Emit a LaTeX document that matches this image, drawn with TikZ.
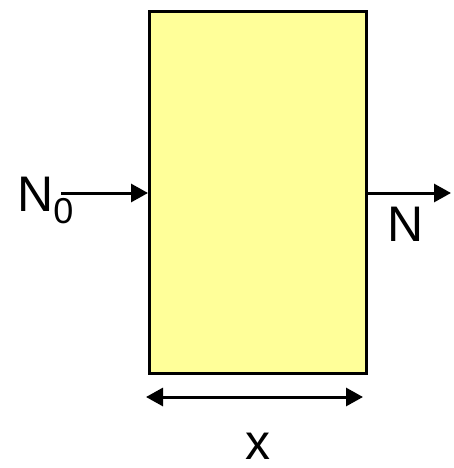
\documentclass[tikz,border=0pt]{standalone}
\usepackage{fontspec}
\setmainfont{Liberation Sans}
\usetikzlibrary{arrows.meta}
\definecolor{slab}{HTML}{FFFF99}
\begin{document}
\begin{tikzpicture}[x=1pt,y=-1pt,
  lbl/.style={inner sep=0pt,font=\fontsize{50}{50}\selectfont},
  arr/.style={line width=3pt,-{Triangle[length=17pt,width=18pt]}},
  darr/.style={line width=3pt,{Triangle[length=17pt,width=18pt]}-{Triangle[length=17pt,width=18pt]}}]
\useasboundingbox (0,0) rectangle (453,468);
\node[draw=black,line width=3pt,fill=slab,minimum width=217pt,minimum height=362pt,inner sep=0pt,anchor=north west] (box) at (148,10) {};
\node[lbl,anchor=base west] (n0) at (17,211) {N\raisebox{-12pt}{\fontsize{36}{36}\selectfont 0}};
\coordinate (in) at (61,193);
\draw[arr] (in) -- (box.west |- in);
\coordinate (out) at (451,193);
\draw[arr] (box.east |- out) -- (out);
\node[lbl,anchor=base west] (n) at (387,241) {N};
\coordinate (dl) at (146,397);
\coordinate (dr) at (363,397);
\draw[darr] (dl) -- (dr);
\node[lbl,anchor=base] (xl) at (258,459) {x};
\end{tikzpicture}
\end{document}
· · ·
- **Request**
Go through the listing above and write it out again exactly, dropping the pictures.

- **Response to the exercise**
Emit a LaTeX document that matches this image, drawn with TikZ.
\documentclass[tikz,border=0pt]{standalone}
\usepackage{fontspec}
\setmainfont{Liberation Sans}
\usetikzlibrary{arrows.meta}
\definecolor{slab}{HTML}{FFFF99}
\begin{document}
\begin{tikzpicture}[x=1pt,y=-1pt,
  lbl/.style={inner sep=0pt,font=\fontsize{50}{50}\selectfont},
  arr/.style={line width=3pt,-{Triangle[length=17pt,width=18pt]}},
  darr/.style={line width=3pt,{Triangle[length=17pt,width=18pt]}-{Triangle[length=17pt,width=18pt]}}]
\useasboundingbox (0,0) rectangle (453,468);
\node[draw=black,line width=3pt,fill=slab,minimum width=217pt,minimum height=362pt,inner sep=0pt,anchor=north west] (box) at (148,10) {};
\node[lbl,anchor=base west] (n0) at (17,211) {N\raisebox{-12pt}{\fontsize{36}{36}\selectfont 0}};
\coordinate (in) at (61,193);
\draw[arr] (in) -- (box.west |- in);
\coordinate (out) at (451,193);
\draw[arr] (box.east |- out) -- (out);
\node[lbl,anchor=base west] (n) at (387,241) {N};
\coordinate (dl) at (146,397);
\coordinate (dr) at (363,397);
\draw[darr] (dl) -- (dr);
\node[lbl,anchor=base] (xl) at (258,459) {x};
\end{tikzpicture}
\end{document}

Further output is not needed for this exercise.